Somerset Day


The county day of Somerset is May 11th. This date was chosen in January 2015 in an online poll organised by a group of local businesses named “Passion for Somerset”. Group member John Turner stated that “Somerset needs some identity. Actually having a day for Somerset, like many of our county counterparts have, will really start to get the message out that Somerset has something really, really special. We’re very frustrated as organisations because we don’t feel that Somerset in the past has actually had the support and the impetus behind it that it actually deserves as a county.” Mr Turner added that “well over” 7,000 people voted in the poll. Three dates with a special link to the county were included in the poll.
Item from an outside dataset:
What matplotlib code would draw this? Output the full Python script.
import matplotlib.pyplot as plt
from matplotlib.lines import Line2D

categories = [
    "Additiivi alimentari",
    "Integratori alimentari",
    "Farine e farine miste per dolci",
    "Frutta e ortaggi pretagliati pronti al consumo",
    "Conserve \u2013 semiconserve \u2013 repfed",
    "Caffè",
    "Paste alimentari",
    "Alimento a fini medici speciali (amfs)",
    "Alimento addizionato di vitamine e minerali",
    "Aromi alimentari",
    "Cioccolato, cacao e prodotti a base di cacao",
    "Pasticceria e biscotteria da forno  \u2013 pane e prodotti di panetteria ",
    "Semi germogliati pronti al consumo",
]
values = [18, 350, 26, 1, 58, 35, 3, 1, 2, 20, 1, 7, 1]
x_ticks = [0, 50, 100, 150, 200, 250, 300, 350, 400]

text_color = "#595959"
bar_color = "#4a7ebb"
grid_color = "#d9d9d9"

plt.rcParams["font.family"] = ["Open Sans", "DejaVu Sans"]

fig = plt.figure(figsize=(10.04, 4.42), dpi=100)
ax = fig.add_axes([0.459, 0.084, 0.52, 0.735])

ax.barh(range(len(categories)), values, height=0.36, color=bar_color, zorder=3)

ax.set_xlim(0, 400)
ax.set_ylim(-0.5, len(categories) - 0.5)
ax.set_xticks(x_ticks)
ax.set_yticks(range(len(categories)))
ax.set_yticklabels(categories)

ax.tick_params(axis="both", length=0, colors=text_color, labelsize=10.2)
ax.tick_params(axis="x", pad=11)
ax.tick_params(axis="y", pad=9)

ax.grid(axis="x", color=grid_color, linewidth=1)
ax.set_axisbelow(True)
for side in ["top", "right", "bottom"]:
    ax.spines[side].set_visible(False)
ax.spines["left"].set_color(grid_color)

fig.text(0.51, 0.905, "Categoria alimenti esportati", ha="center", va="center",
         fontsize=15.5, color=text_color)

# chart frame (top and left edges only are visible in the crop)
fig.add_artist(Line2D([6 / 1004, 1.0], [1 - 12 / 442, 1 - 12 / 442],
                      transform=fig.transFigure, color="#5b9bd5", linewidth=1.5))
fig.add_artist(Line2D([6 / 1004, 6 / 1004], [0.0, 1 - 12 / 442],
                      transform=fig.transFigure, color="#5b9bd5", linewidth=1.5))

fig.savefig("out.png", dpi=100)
May 19th, the Feast Day of Saint Dunstan,


renowned local son, born in Somerset around 910 who was for a long period the most popular saint in England. After being the Abbot of Glastonbury,


he became Bishop of Worcester, then London, and finally Archbishop of Canterbury.

July 6th, the date of the Battle of Sedgemoor


in 1685, the final battle of the Monmouth Rebellion and the last time Englishmen fought Englishmen, when some 1,300 rebels were killed, and another 500 captured during the fighting. The Duke of Monmouth


was later executed at the Tower of London.
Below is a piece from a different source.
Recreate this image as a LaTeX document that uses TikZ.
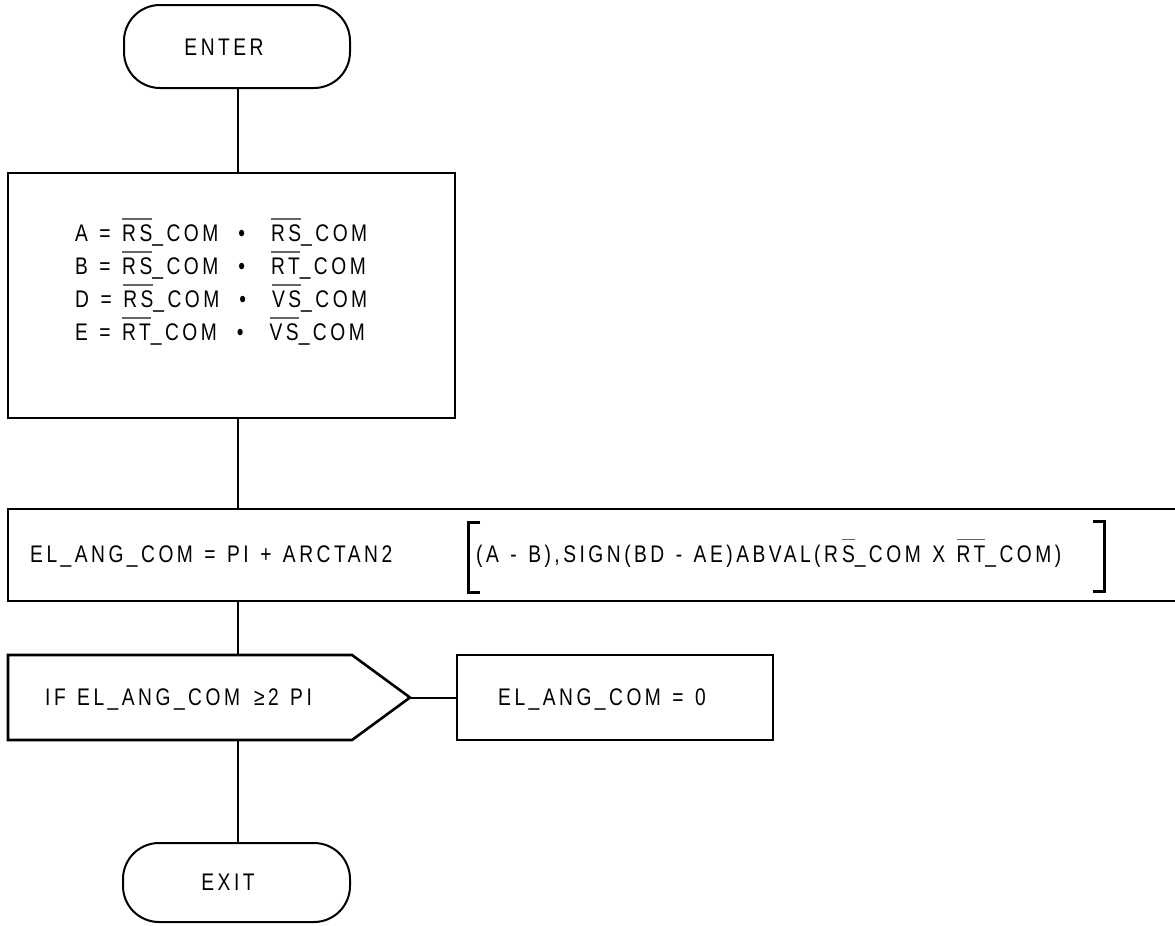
\documentclass[tikz,border=0pt]{standalone}
\usepackage{fontspec}
\setmainfont[LetterSpace=14.6,FakeStretch=0.8,WordSpace=1.3]{Liberation Sans}
\newcommand\ovl[1]{\setbox0\hbox{#1}\leavevmode\rlap{\color{black!60}\rule[22pt]{\wd0}{1.2pt}}\box0}
\newcommand\bul{\hspace{20pt}•\hspace{26pt}}
\begin{document}
\begin{tikzpicture}[x=1pt,y=-1pt,
  font=\fontsize{24}{28}\selectfont,
  box/.style={draw,line width=2.6pt,inner sep=0pt},
  term/.style={draw,line width=2pt,rounded corners=36pt,inner sep=0pt},
  link/.style={line width=2pt},
  brk/.style={line width=3pt},
  txt/.style={inner sep=0pt,anchor=base west}]
\useasboundingbox (0,0) rectangle (1175,926);
\clip (0,0) rectangle (1175,926);

% shapes
\node[term,minimum width=226pt,minimum height=83pt] (enter) at (237,46.5) {};
\node[inner sep=0pt] (entert) at (224,47) {ENTER};

\node[box,minimum width=447pt,minimum height=245pt] (box1) at (231.5,295.5) {};
\node[txt] (l1) at (75,241.5) {A = \ovl{RS}\_COM\bul\ovl{RS}\_COM};
\node[txt] (l2) at (75,274.5) {B = \ovl{RS}\_COM\bul\ovl{RT}\_COM};
\node[txt] (l3) at (75,307.5) {D = \ovl{RS}\_COM\bul\ovl{VS}\_COM};
\node[txt] (l4) at (75,340.5) {E = \ovl{RT}\_COM\bul\ovl{VS}\_COM};

\node[box,minimum width=1177pt,minimum height=92pt] (box2) at (596.5,555) {};
\node[txt] (f1) at (30,562) {EL\_ANG\_COM = PI + ARCTAN2};
\node[txt] (f2) at (476,562) {(A - B),SIGN(BD - AE)ABVAL(R\hspace{4pt}\ovl{S}\_COM X \ovl{RT}\_COM)};
\coordinate (lb) at (468,522);
\coordinate (rb) at (1104,521);
\draw[brk] ([xshift=12pt]lb) -- (lb) -- ([yshift=-70pt]lb) -- ([xshift=12pt,yshift=-70pt]lb);
\draw[brk] ([xshift=-11pt]rb) -- (rb) -- ([yshift=-70pt]rb) -- ([xshift=-11pt,yshift=-70pt]rb);

\coordinate (ifT) at (238,655);
\coordinate (ifB) at (238,740);
\coordinate (ifP) at (410,697.5);
\draw[line width=2.6pt,line join=miter] (8,655) -- (352,655) -- (ifP) -- (352,740) -- (8,740) -- cycle;
\node[txt] (ift) at (45,705.5) {IF EL\_ANG\_COM\hspace{14pt}≥2 PI};

\node[box,minimum width=316pt,minimum height=85pt] (zero) at (615,697.5) {};
\node[txt] (zerot) at (498,705.5) {EL\_ANG\_COM = 0};

\node[term,minimum width=227pt,minimum height=79pt] (exit) at (236.5,882.5) {};
\node[inner sep=0pt] (exitt) at (228,882) {EXIT};

% connectors
\draw[link] (enter.south -| ifT) -- (box1.north -| ifT);
\draw[link] (box1.south -| ifT) -- (box2.north -| ifT);
\draw[link] (box2.south -| ifT) -- (ifT);
\draw[link] (ifP) -- (zero.west);
\draw[link] (ifB) -- (exit.north -| ifT);
\end{tikzpicture}
\end{document}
May 11th, the winning date, which secured 51% of the vote, honouring King Alfred


and commemorating his gathering of the people of Somerset


to battle and defeat the invading Danes in May 878. By the time of his death he had become the dominant ruler in England and is the only English monarch to be accorded the title “the Great”.

The Sedgemoor date came second with 47% of the votes, while St Dunstan’s feast day attracted only 2% of the votes. A “sudden late surge” in voting and media interest extended the voting period.

The day has since been celebrated with gusto!